A distanza di un secolo dalla sua prima rappresentazione e considerato tra i capolavori di Luigi Pirandello, Enrico IV torna in scena col volto di Sebastiano Lo Monaco. L’attore siciliano già autorevole interprete delle opere pirandelliane è diretto in questa occasione da Yannis Kokkos.
La produzione mette insieme uno dei maggiori autori del Novecento e l’esperienza di uno tra i più stimati registi contemporanei, che in questo caso ha curato anche la scenografia coadiuvato da Cleo Laigret.
Quando la pazzia è necessaria
Sul palco, diverse postazioni che portano sotto i riflettori i segreti e i mascheramenti che abitano i camerini degli attori, un enorme trono d’oro destinato ad accogliere il pazzo che si crede re, una sorta di baraccone degli specchi dove si trovano appese le effigi di Donna Matilde Spina mascherata da Matilde di Toscana (la brava Mariàngeles Torres) con il ritratto di Enrico VI di Franconia, in ottemperanza alle indicazioni di scena pirandelliane; fa la sua comparsa anche un grande televisore che proietta in bianco e nero alcune scene che anticipano o corredano la narrazione.
Sono i valletti/consiglieri a introdurre il pubblico al gioco della finzione ideato da Pirandello che asseconda la pazzia vera o presunta del protagonista insorta dopo la celebre caduta da cavallo, vissuta da lui e da chi lo circonda come un sogno lungo vent’anni.
L’intreccio del dramma dai risvolti tragicomici nella rilettura dello spettacolo diventa pretesto per ragionare soprattutto sul tema della follia, oltre che sul gioco ambiguo della finzione e sulla natura e la funzione dell’attore. Lo psichiatra che fa il suo ingresso "a corte" insieme al gruppetto che ha ideato il gioco delle parti capitanato da Matilde e Belcredi (interpretato da Claudio Mazzenga) è impotente di fronte agli eventi che dimostrano che in storie come questa la pazzia è necessaria.

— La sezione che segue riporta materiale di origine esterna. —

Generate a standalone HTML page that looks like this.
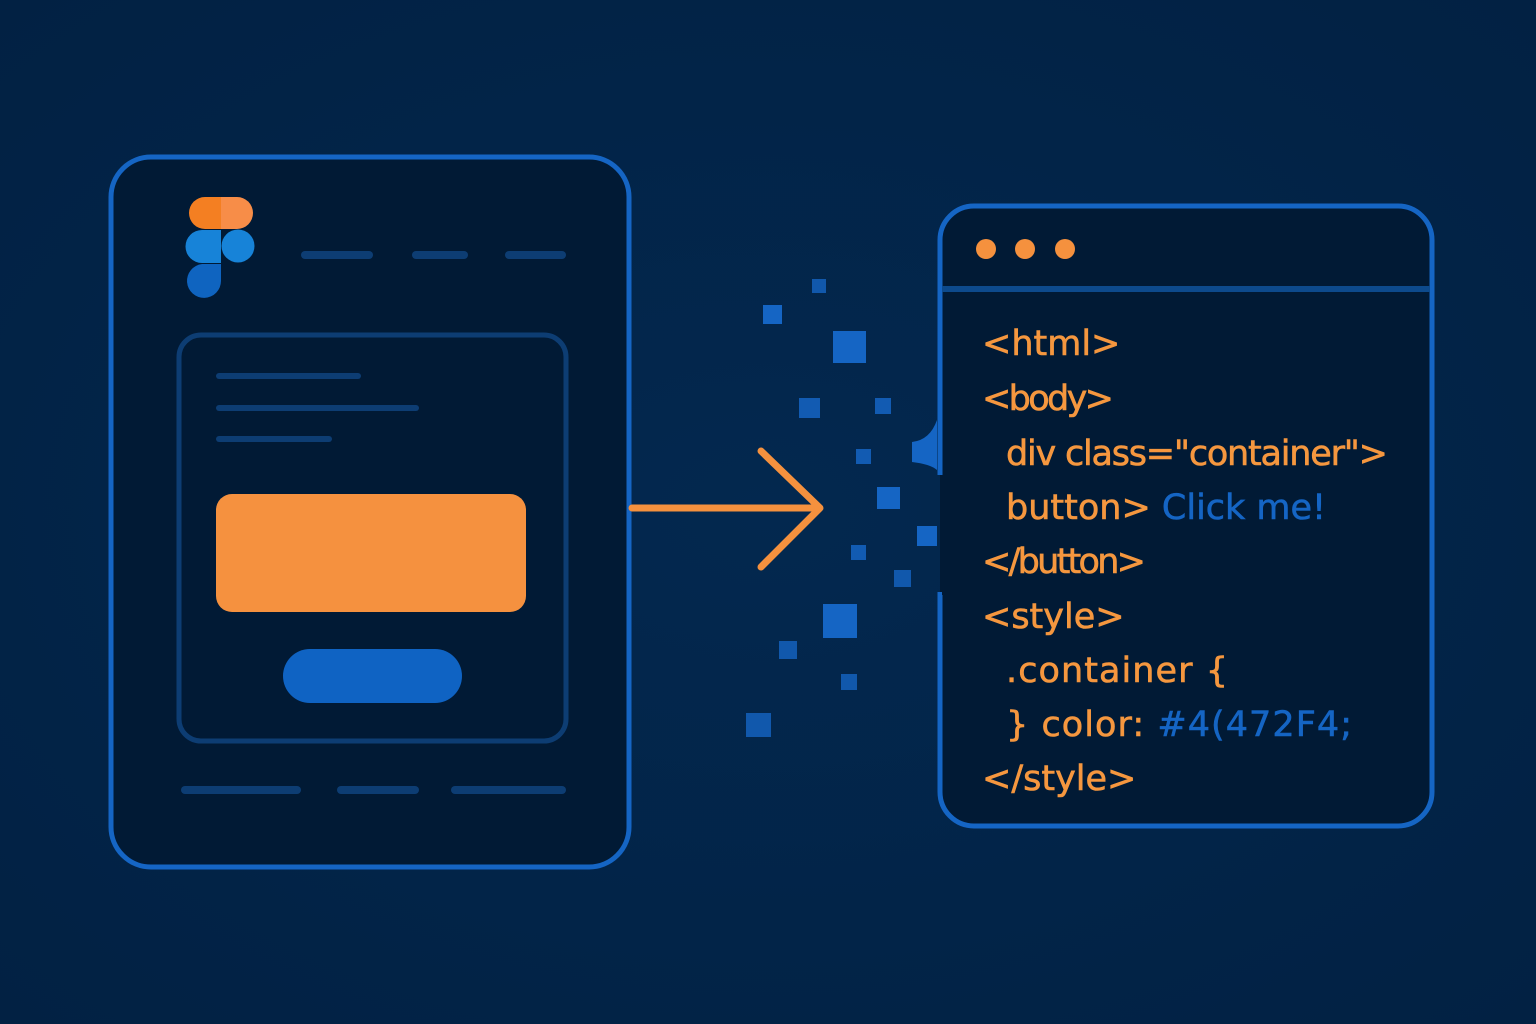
<!DOCTYPE html>
<html><head><meta charset="utf-8"><style>
html,body{margin:0;padding:0;background:#03244a;}
svg{display:block}
text{font-family:"DejaVu Sans","Liberation Sans",sans-serif;font-size:35px;fill:#f5973f;stroke:#f5973f;stroke-width:0.6}
tspan.b{fill:#1565c4;stroke:#1565c4}
</style></head><body>
<svg width="1536" height="1024" viewBox="0 0 1536 1024" xmlns="http://www.w3.org/2000/svg">
<defs>
<radialGradient id="bg" cx="50%" cy="50%" r="70%">
<stop offset="0" stop-color="#03284f"/><stop offset="1" stop-color="#022143"/>
</radialGradient>
</defs>
<rect width="1536" height="1024" fill="url(#bg)"/>
<rect x="111" y="157" width="518" height="710" rx="40" fill="#011a35" stroke="#1565c4" stroke-width="5"/>
<path d="M205 197 H221 V229 H205 A16 16 0 0 1 205 197Z" fill="#f47f22"/>
<path d="M221 197 H237 A16 16 0 0 1 237 229 H221Z" fill="#f78d48"/>
<path d="M202 230 H221 V263 H202 A16.5 16.5 0 0 1 202 230Z" fill="#1783d8"/>
<circle cx="238" cy="246" r="16.5" fill="#1783d8"/>
<path d="M202 264 H221 V281 A17 17 0 1 1 202 264Z" fill="#0f64c0"/>
<g stroke="#0d3d73" stroke-width="8" stroke-linecap="round">
<line x1="305" y1="255" x2="369" y2="255"/><line x1="416" y1="255" x2="464" y2="255"/><line x1="509" y1="255" x2="562" y2="255"/>
<line x1="185" y1="790" x2="297" y2="790"/><line x1="341" y1="790" x2="415" y2="790"/><line x1="455" y1="790" x2="562" y2="790"/>
</g>
<rect x="179" y="335" width="387" height="406" rx="22" fill="none" stroke="#0d3d73" stroke-width="5"/>
<g stroke="#0d3d73" stroke-width="6" stroke-linecap="round">
<line x1="219" y1="376" x2="358" y2="376"/><line x1="219" y1="408" x2="416" y2="408"/><line x1="219" y1="439" x2="329" y2="439"/>
</g>
<rect x="216" y="494" width="310" height="118" rx="16" fill="#f5913f"/>
<rect x="283" y="649" width="179" height="54" rx="27" fill="#0f63c3"/>
<g stroke="#f5913e" stroke-width="7" stroke-linecap="round" fill="none">
<line x1="632" y1="508" x2="818" y2="508"/>
<polyline points="761,451 820,508 761,567" stroke-linejoin="round"/>
</g>
<path d="M940 475 V240 A34 34 0 0 1 974 206 H1398 A34 34 0 0 1 1432 240 V792 A34 34 0 0 1 1398 826 H974 A34 34 0 0 1 940 792 V592" fill="#011a35" stroke="#1565c4" stroke-width="5"/>
<rect x="942" y="475" width="20" height="120" fill="#011a35"/>
<path d="M937 420 Q930 440 912 442 V462 Q930 464 937 470Z" fill="#1565c4"/>
<line x1="942" y1="289" x2="1430" y2="289" stroke="#0d4a8c" stroke-width="6"/>
<circle cx="986" cy="249" r="10" fill="#f5913e"/><circle cx="1025" cy="249" r="10" fill="#f5913e"/><circle cx="1065" cy="249" r="10" fill="#f5913e"/>
<text x="982" y="355">&lt;html&gt;</text>
<text x="982" y="410" textLength="132">&lt;body&gt;</text>
<text x="1006" y="465" textLength="382">div class="container"&gt;</text>
<text x="1006" y="519">button&gt; <tspan class="b">Click me!</tspan></text>
<text x="982" y="573" textLength="164">&lt;/button&gt;</text>
<text x="982" y="628">&lt;style&gt;</text>
<text x="1006" y="682" textLength="222">.container {</text>
<text x="1006" y="736" textLength="346">} color: <tspan class="b">#4(472F4;</tspan></text>
<text x="982" y="790">&lt;/style&gt;</text>
<g fill="#1565c4">
<rect x="812" y="279" width="14" height="14" opacity="0.8"/>
<rect x="763" y="305" width="19" height="19"/>
<rect x="833" y="331" width="33" height="32"/>
<rect x="799" y="398" width="21" height="20" opacity="0.85"/>
<rect x="875" y="398" width="16" height="16" opacity="0.85"/>
<rect x="856" y="449" width="15" height="15" opacity="0.85"/>
<rect x="877" y="487" width="23" height="22"/>
<rect x="917" y="526" width="20" height="20"/>
<rect x="851" y="545" width="15" height="15" opacity="0.85"/>
<rect x="894" y="570" width="17" height="17" opacity="0.8"/>
<rect x="823" y="604" width="34" height="34"/>
<rect x="779" y="641" width="18" height="18" opacity="0.8"/>
<rect x="841" y="674" width="16" height="16" opacity="0.8"/>
<rect x="746" y="713" width="25" height="24" opacity="0.8"/>
</g>
</svg>
</body></html>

Un omaggio a Pirandello sentito e credibile
La drammaturgia è sostanzialmente fedele all’originale, Kokkos con una regia attenta e armonica, che fa emergere l’impronta corale dell’opera, ha deciso insieme all’aiuto regista Stephan Grögler di allestire il dramma mettendo in luce il rapporto di Pirandello con la psicologia, sottolineando l’influenza sull’autore degli studi di freudiani e della successiva scuola di Francoforte.
Commovente il monologo di Lo Monaco, che nel finale, smessi ormai i panni di Enrico IV, si chiede se essere o non essere pazzo e quindi con un moto di carità verso se stesso li riveste: un Amleto disilluso e invecchiato.
Appeso sul fondale, appare nel secondo atto il faccione della luna, che come nella celebre novella dello scrittore siciliano va a governare con il suo chiarore tenero e carico di ambiguità l'esperienza del tutto irrazionale ma profondamente umana messa in scena. Pirandello torna sul palcoscenico non proprio vestito a nuovo, ma con un omaggio sentito e credibile.